PLEASE COME TO PITTSFIELD: ArtShow Amherst 2005 has released an invitation for artist applications to participate in a “series of eleven weekend juried art shows in Amherst and Pittsfield, Mass.” Invited to apply are artists who work in any of these media: photography, painting, drawing, sculpture, and “new and mixed media.” Not invited: artists who create crafts or functional art. The exhibitions will be held in Amherst at the end of May, and in Pittsfield on various, multiple weekends from June through October. There is an application form, with a $15 application fee, available for downloading at You can also request a form to mail in from submit@artshow Along with the application (and fee), you’ll need to send a current résumé and up to three slides or digital images. For more info, call (866) KNOW-ART.

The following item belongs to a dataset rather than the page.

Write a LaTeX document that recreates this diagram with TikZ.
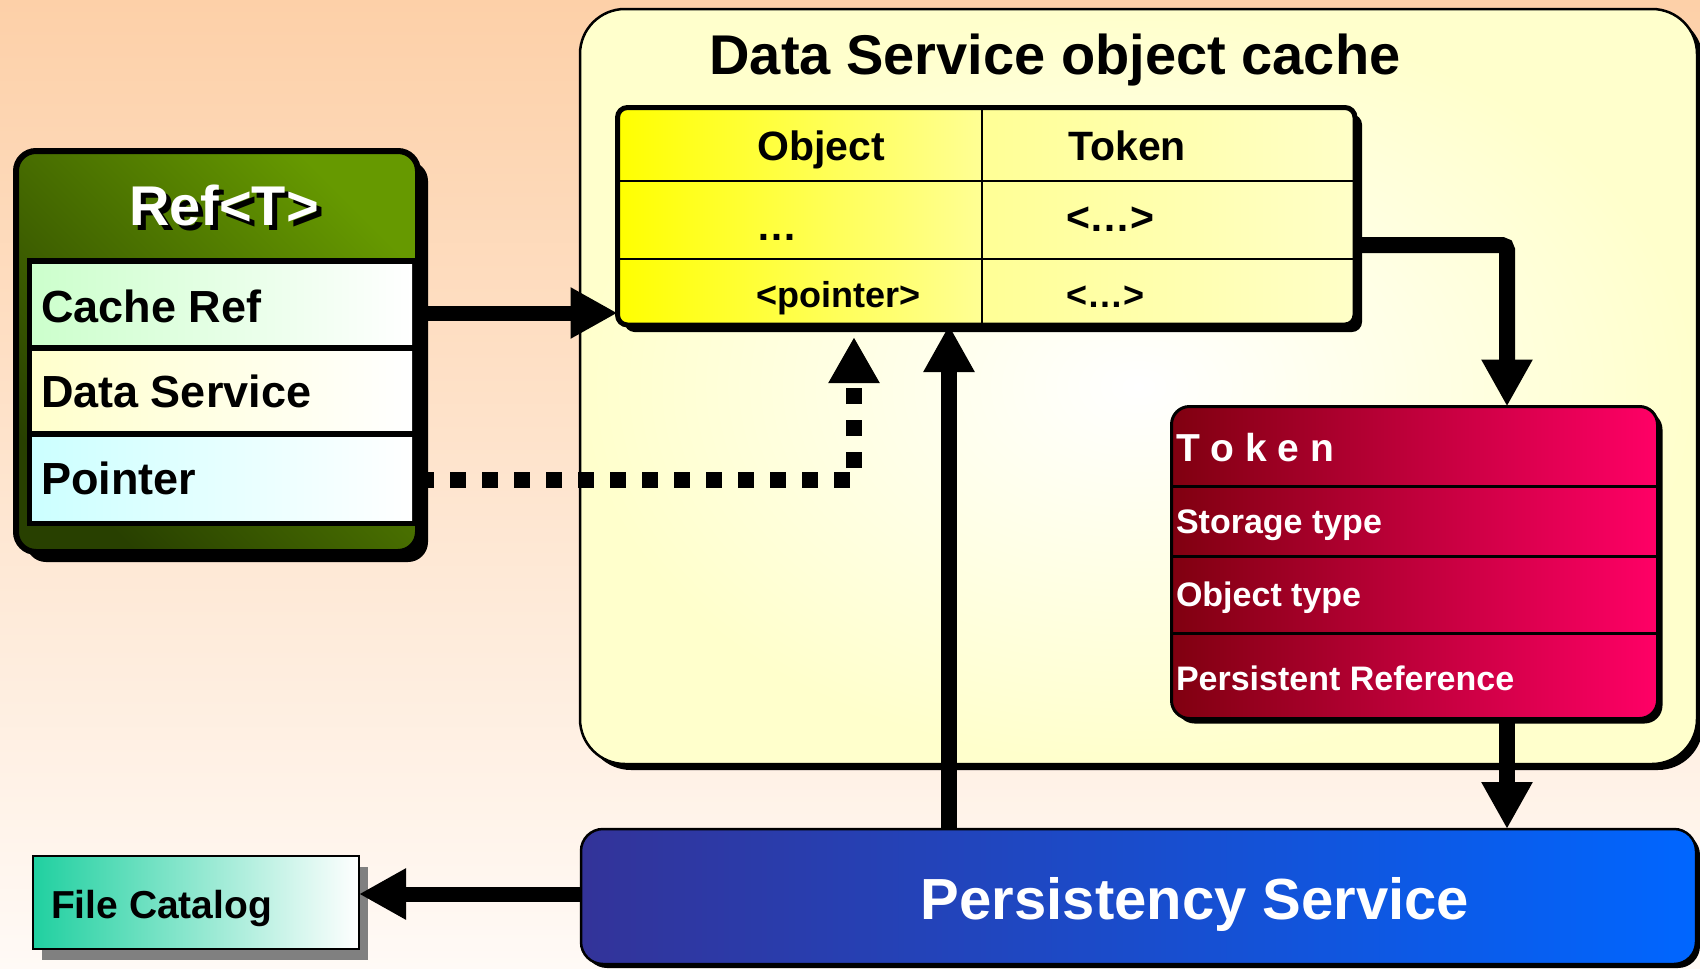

MEA CULPA: It is with some embarrassment that I must acknowledge a mistake I made on the movie pages last week. Mel Gibson’s re-edited version of The Passion of the Christ, which Mel smartly retitled The Passion Recut, was listed in the Film Openings section. Well, if you read through the rest of the movie schedule—which is done by someone a hell of a lot sharper than me—you would have noticed that The Passion Recut didn’t open anywhere. It never occurred to me that not a single movie theater in the region would book it. After all, whether you loved it or were horrified by it, POTC was a genuine box office phenom last year, bringing in folks who never went to the movies. Looks like the local exhibitors got the last laugh, however—it tanked in the few multiplexes that did run it.

—Shawn Stone

photo:Joe Putrock

Freak Power, Remembered

Our own Pulitzer Prize-winner William Kennedy, longtime friend of the late Dr. Hunter S. Thompson, reads from The Kentucky Derby is Decadent and Depraved, an early story by Thompson that not only described the famous horse race, but also marked the first collaboration between Thompson and Ralph Steadman, the artist whose work became closely associated with that of the recently deceased gonzo journalist. Organized by the University at Albany’s journalism program and the New York State Writer’s Institute (for which Kennedy serves as executive director), the Readings for Hunter memorial featured audio excerpts from Thompson’s November 1998 visit to the school and readings from Thompson’s work—including some early correspondence between Thompson and Kennedy chronicled in 1998’s The Proud Highway: Saga of a Desperate Southern Gentleman, 1955-1967, a collection of letters written by and addressed to Thompson. Despite the event’s academic feel—somewhat ill-fitted for the celebration of a counter-culture icon—readings by Kennedy and journalism dept. director William Rainbolt provided some of the evening’s most potent memorials to the writer many credit as one of the fathers of “new journalism.” It was Kennedy’s unscripted account of Thompson’s memorial service in Colorado and the events leading up to it, however, that provided one of the evening’s most sincere tributes.

“At one point in the service, Jack Nicholson said he thought the whole thing was just one of Hunter’s stunts—that he’d show up in the middle of it all,” remembered Kennedy, deep in thought and gazing out over the picture of Thompson resting on the classroom’s podium.

“But no,” said Kennedy, shaking his head, “he didn’t show up.”